» **TASK REQUIREMENTS**
Gather each line in the entries that includes the string "code".

» **RECORDS FOR PROCESSING**
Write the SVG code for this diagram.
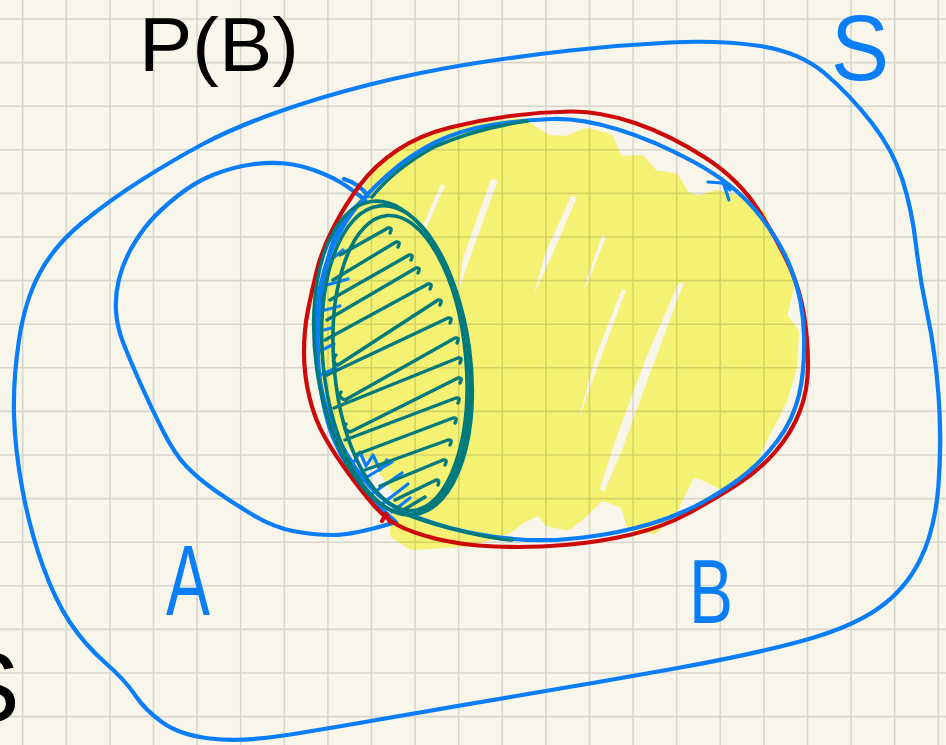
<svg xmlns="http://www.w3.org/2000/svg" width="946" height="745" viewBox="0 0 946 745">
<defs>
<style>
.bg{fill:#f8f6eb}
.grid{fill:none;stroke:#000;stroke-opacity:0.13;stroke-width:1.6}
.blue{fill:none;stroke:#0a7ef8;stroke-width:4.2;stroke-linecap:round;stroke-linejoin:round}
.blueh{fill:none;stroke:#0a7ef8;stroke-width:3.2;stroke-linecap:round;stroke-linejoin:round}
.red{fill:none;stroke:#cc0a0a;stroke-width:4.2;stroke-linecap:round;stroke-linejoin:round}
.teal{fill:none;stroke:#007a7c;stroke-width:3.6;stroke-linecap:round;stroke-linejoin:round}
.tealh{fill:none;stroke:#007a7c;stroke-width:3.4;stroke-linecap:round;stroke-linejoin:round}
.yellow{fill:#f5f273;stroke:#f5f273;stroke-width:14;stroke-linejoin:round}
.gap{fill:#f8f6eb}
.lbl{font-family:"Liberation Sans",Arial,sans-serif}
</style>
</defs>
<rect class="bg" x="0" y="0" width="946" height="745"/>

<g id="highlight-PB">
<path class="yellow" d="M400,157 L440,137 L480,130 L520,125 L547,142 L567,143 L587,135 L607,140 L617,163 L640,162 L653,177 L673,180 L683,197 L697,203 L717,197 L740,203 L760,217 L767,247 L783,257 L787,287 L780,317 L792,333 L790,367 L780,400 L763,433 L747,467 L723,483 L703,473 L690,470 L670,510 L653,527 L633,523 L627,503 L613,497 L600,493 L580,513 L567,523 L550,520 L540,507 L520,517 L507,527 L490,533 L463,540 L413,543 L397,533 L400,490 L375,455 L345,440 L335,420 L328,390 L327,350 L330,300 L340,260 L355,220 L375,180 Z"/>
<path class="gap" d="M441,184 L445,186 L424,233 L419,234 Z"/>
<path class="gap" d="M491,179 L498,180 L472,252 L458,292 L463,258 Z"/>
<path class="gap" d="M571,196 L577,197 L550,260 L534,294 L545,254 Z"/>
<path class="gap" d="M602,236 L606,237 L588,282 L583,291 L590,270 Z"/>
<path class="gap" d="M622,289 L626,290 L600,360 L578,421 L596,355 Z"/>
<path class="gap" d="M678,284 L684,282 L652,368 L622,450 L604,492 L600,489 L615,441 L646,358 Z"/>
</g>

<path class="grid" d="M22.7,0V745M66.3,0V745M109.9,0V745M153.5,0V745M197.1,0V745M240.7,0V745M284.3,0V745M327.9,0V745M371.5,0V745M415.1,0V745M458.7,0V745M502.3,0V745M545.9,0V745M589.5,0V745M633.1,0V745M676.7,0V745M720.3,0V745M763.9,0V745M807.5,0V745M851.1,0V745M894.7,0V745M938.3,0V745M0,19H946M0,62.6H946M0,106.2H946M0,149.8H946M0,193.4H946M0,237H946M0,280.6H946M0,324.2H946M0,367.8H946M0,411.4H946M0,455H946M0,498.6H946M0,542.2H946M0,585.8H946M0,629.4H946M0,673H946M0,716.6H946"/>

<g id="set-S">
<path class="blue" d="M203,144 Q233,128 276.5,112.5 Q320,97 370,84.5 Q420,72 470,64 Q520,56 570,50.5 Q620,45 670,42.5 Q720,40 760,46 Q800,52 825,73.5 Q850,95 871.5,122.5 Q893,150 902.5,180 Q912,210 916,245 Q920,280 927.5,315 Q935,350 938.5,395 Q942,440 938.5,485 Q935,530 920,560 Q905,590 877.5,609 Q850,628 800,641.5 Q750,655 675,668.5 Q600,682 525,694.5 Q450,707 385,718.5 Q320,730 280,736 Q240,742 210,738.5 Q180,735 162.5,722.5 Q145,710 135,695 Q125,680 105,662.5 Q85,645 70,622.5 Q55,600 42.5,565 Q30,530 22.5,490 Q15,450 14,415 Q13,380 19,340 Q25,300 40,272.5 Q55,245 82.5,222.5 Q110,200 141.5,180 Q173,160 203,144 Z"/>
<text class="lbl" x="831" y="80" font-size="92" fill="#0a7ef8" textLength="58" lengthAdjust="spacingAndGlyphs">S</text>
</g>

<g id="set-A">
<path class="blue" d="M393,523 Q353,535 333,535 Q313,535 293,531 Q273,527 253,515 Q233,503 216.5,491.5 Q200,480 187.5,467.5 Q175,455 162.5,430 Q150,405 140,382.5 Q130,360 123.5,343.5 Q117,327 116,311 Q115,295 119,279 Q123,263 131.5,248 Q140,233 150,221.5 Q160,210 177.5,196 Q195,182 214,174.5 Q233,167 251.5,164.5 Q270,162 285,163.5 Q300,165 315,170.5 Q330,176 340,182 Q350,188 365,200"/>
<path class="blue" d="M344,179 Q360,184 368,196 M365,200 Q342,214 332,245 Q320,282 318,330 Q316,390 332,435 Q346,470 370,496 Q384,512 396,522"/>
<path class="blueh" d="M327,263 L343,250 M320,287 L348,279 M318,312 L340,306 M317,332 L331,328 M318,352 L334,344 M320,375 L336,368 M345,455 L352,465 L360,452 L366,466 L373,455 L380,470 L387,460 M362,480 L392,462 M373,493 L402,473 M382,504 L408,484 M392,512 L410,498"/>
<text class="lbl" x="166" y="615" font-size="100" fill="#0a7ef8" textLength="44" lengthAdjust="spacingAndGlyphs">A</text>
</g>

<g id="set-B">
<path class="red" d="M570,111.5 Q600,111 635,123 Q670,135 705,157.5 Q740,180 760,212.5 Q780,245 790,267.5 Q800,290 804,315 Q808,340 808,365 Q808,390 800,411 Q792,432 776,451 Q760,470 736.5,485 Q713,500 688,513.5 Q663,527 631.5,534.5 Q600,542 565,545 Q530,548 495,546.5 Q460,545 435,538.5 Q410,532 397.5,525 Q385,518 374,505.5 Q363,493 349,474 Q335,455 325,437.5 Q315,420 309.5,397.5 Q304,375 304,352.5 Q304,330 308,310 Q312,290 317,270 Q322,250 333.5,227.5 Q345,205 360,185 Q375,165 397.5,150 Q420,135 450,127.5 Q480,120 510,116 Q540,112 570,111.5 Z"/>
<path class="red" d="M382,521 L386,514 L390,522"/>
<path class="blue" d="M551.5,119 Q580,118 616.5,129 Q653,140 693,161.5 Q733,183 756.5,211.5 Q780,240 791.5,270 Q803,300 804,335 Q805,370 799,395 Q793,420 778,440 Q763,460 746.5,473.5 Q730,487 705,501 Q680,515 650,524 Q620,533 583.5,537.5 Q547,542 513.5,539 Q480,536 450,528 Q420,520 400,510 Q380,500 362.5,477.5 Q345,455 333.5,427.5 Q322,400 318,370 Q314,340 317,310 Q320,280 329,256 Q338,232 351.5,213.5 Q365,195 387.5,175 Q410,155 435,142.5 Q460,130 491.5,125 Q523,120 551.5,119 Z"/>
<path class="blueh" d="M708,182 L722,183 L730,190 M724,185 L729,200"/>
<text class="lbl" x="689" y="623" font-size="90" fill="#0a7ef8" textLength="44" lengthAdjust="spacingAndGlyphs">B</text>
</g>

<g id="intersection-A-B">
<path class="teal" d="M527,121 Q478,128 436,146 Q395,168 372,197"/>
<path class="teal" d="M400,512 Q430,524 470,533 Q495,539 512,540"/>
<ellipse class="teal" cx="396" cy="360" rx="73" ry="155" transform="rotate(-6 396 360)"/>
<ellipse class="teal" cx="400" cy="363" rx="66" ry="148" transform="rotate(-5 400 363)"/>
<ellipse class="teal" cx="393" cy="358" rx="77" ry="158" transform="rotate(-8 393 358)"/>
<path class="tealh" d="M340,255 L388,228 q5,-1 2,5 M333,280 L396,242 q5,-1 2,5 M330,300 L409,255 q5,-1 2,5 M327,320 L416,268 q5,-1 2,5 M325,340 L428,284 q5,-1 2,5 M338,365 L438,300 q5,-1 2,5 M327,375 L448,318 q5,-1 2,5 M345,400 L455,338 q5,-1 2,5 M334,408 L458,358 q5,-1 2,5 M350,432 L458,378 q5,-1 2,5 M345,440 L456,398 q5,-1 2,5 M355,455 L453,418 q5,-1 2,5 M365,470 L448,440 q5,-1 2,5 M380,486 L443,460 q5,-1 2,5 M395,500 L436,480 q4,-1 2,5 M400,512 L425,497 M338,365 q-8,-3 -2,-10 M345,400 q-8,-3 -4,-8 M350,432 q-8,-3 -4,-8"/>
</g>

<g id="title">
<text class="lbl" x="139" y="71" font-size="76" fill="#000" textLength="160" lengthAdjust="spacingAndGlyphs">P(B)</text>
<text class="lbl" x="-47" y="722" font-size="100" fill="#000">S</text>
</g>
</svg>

==

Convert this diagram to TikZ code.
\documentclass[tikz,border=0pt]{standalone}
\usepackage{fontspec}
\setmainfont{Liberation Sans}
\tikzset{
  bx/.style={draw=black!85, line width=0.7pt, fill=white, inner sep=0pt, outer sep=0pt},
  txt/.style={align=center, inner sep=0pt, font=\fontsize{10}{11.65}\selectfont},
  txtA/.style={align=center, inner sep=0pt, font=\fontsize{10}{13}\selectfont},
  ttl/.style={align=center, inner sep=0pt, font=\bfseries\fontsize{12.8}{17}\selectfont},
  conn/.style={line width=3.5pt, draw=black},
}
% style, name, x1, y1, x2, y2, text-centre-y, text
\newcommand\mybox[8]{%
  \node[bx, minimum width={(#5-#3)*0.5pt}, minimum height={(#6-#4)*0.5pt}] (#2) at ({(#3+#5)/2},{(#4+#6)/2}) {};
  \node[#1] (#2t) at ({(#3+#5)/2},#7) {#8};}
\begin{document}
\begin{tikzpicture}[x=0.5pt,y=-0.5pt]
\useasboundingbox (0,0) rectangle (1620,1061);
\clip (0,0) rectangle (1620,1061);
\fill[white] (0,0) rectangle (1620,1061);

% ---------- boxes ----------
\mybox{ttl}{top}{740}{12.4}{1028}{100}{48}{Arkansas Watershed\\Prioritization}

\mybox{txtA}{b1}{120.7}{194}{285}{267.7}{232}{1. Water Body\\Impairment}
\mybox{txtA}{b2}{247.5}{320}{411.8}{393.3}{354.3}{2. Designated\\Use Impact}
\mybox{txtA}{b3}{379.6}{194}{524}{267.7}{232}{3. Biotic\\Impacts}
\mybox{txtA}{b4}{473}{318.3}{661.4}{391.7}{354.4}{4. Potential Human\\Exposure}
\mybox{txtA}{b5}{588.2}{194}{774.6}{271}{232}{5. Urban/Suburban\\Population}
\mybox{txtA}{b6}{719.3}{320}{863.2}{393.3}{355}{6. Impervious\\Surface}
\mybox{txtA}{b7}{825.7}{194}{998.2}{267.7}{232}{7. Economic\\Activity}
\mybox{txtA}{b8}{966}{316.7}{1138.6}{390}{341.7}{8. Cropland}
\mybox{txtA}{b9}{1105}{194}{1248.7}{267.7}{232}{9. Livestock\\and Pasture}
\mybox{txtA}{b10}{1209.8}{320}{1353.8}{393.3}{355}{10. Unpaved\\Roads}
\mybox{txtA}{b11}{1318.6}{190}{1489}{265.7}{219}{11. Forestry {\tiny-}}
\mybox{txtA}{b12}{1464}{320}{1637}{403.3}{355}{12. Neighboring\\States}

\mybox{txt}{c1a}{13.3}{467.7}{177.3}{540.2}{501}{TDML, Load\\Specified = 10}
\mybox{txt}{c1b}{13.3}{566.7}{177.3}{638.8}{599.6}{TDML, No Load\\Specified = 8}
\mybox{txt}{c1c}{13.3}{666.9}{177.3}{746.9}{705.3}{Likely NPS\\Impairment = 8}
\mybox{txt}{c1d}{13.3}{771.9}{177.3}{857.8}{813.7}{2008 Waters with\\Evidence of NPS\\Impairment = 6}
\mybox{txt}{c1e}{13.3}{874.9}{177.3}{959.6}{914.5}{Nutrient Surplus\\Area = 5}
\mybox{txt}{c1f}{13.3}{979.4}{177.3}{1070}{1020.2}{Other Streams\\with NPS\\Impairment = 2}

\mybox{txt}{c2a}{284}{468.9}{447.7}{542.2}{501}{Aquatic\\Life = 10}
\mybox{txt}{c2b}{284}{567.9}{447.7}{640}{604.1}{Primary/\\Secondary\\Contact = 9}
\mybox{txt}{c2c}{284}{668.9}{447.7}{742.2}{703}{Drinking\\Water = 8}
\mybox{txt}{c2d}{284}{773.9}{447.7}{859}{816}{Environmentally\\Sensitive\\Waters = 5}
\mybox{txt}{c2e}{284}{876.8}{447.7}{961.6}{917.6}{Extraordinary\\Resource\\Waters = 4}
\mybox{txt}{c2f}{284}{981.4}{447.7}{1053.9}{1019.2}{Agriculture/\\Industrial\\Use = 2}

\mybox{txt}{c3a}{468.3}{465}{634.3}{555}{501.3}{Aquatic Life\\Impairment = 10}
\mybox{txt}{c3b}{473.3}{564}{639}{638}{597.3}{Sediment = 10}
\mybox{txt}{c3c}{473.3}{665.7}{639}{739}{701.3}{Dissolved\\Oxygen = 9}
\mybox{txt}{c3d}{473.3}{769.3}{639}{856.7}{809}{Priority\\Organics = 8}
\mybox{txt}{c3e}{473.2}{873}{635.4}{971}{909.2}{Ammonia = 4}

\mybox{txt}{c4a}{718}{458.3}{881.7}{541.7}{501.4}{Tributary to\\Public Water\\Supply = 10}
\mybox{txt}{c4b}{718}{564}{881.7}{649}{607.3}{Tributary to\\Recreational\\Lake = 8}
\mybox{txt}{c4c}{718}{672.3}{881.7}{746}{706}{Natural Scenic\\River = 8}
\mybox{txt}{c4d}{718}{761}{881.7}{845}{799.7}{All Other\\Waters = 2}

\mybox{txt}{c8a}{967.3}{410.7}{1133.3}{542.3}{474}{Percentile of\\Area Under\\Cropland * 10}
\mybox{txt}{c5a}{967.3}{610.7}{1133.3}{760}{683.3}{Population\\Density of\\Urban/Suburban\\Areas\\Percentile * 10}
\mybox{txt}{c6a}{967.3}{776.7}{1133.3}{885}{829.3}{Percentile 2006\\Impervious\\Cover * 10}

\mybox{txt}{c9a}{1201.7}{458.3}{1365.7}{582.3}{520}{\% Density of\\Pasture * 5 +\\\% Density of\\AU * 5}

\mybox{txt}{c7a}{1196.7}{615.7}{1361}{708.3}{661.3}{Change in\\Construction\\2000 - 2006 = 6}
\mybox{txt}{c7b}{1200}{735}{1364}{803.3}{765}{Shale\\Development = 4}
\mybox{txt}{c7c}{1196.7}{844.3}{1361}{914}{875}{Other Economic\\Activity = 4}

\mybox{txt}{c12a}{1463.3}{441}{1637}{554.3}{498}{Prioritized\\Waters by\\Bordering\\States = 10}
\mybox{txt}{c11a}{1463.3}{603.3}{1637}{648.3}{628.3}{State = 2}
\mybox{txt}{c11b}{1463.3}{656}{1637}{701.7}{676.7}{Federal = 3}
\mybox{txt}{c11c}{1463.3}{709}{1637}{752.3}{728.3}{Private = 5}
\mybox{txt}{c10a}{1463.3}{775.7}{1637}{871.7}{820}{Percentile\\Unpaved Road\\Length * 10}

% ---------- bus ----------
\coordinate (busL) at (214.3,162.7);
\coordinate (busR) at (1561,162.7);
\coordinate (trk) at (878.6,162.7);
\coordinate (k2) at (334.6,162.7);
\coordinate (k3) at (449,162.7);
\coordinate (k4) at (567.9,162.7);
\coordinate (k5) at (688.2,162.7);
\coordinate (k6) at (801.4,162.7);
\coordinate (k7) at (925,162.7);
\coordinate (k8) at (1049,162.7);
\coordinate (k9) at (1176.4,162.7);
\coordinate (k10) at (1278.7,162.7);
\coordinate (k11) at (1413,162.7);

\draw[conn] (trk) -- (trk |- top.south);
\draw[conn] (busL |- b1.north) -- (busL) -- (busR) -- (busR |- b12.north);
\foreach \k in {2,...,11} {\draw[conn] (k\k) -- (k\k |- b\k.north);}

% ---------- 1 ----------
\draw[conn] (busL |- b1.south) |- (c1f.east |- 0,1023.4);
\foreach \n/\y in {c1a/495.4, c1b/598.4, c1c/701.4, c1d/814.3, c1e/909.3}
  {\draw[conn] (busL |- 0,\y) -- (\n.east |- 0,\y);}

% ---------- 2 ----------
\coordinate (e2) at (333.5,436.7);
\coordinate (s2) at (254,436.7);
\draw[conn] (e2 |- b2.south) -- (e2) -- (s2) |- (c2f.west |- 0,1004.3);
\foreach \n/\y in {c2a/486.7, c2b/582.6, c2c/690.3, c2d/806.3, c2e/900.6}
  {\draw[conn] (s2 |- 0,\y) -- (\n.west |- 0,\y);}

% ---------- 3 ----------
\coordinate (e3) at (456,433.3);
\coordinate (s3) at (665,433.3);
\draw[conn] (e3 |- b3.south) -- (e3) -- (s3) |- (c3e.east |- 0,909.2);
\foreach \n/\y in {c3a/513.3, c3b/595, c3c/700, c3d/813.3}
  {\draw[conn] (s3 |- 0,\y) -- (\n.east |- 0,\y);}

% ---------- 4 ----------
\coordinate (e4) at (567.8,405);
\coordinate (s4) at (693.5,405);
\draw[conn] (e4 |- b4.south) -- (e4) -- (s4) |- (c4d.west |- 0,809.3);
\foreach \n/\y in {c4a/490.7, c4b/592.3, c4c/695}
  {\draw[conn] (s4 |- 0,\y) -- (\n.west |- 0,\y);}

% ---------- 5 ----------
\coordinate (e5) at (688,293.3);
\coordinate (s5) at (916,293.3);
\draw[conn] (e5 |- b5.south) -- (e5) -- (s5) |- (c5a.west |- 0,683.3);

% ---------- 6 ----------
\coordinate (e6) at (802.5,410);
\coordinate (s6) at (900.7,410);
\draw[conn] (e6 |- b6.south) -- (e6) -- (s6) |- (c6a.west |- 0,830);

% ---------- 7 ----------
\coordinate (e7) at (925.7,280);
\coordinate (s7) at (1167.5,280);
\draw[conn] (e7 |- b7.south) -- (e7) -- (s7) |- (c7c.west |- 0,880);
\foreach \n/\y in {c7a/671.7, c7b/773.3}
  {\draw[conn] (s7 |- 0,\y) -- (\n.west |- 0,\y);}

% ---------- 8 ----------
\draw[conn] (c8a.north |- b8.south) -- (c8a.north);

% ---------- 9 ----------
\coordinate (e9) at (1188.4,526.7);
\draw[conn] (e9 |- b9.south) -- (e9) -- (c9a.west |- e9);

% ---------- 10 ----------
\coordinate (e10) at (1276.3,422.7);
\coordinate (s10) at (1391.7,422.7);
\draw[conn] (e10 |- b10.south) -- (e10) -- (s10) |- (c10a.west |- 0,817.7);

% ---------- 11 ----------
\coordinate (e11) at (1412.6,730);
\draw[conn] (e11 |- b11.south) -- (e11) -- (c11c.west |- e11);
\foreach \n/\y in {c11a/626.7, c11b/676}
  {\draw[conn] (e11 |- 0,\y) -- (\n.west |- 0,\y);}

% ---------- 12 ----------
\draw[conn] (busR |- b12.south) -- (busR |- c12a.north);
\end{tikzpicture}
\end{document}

» **TASK OUTPUT**
Write the SVG code for this diagram.
Convert this diagram to TikZ code.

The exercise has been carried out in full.